In late 2002, the unexpected success of the English-language remake of The Ring finally gave Sony Pictures confidence to green-light an English-language remake of Ju-On: The Grudge. That same day, Takashi Shimizu, the director and creator of the original film, was hired to direct the film, with Stephen Susco writing the screenplay, and Sam Raimi through its Ghost House Pictures banner producing the project, alongside Robert Tapert and Takashige Ichise. Shimizu was eager to work on a remake of his own film, as he saw it as an opportunity to improve and fix some of the perceived problems and flaws that were present in the original film.
Principal photography on the film began on January 26, 2004, with reshoots occurring in July 2004 in Tokyo, Japan. Sarah Michelle Gellar filmed her scenes in Tokyo within three months before returning for the reshoots.
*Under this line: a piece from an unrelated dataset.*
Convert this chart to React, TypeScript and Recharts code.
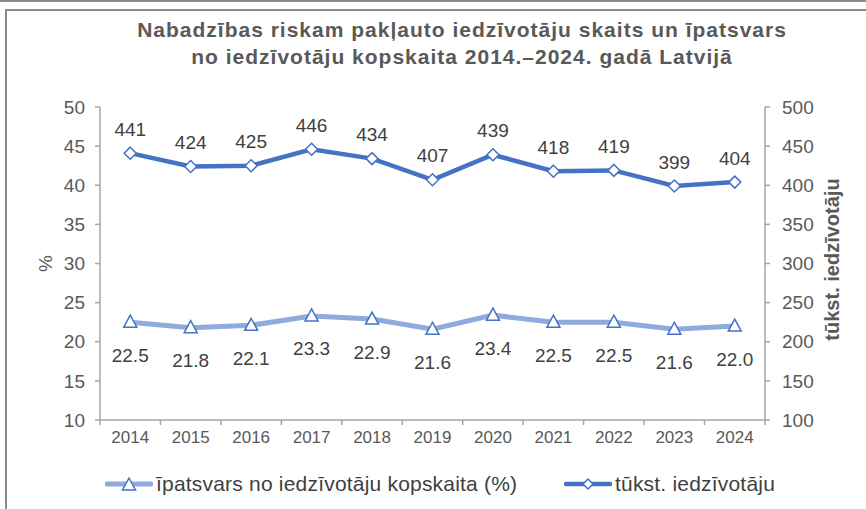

The Grudge opened at 3,348 theaters in North America. The film generated $39.1 million in ticket sales in its first weekend (October 22–24, 2004). Ticket sales declined 43% on the second weekend, earning $21.8 million, thereby becoming the first horror film to top the Halloween box office since House on Haunted Hill.
The film made US$110.4 million in North America and a total of $187.3 million worldwide, far exceeding the expectations of box-office analysts and Sony Pictures executives. Sony also stated production costs of less than $10 million, making it one of the most profitable movies of the year.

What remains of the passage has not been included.